12. When the principles laid down by their Lordships of Hon'ble the Supreme Court are applied to the facts of the present case it has to be held that multiple taxation as claimed by the respondents would result in hampering the free movement of goods between the States as provided by Article 301 of the Constitution and therefore would be prejudicial to freedom of trade , commerce and intercourse throughout the territory of India, and for the unity and integrity of the country. Therefore, we find that the petitioner has not violated Section 21 of the Punjab VAT Act as has been claimed by the respondents. For the reasons stated above, this petition succeeds. The notice dated 2.5.2007 (Annexure P.4) is quashed and respondents are saddled with costs of Rs. 10,000/-which initially shall be paid by the respondent-State to the petitioner.
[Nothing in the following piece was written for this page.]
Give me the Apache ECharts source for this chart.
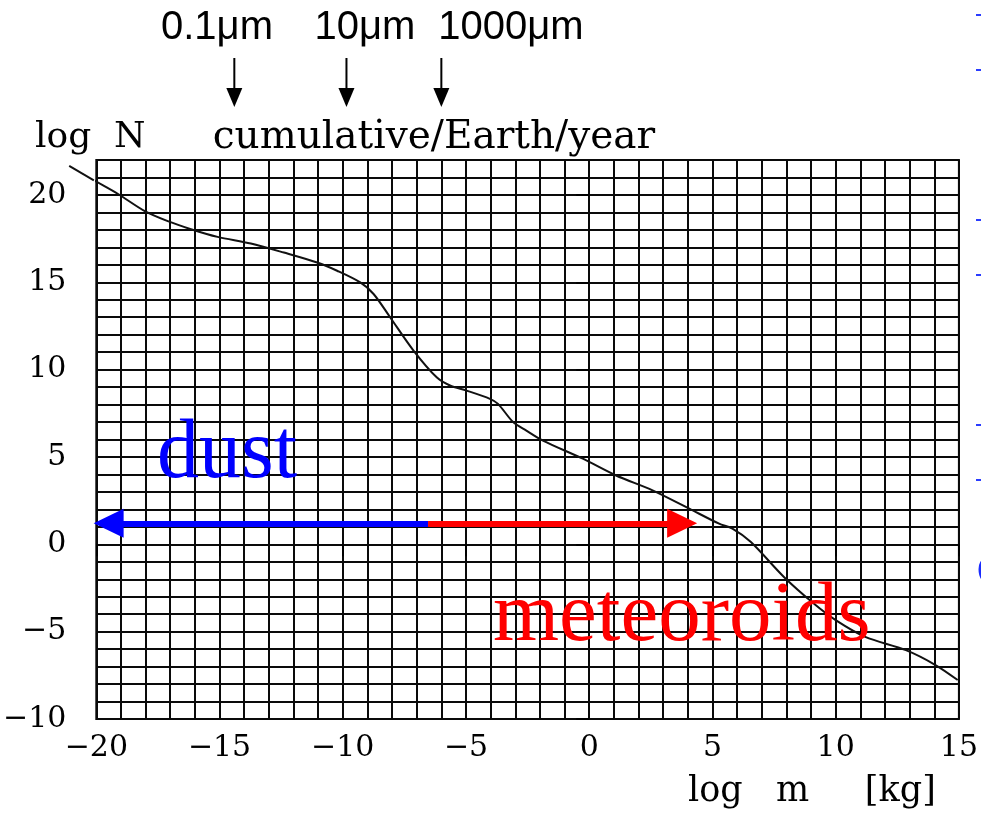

In view of the fact that Excise and Taxation Officer, respondent No. 2 is not impleaded in person we direct the respondent-State to hold an enquiry and the costs of Rs. 10,000/-be recovered personally from the officer who may be found guilty for having committed the lapse of detaining the goods. The enquiry shall be undertaken without any loss of time and can be completed within a period of two months from the date of receipt of certified copy of this order. It is needless to observe that the bank guarantee furnished by the petitioner shall be released immediately.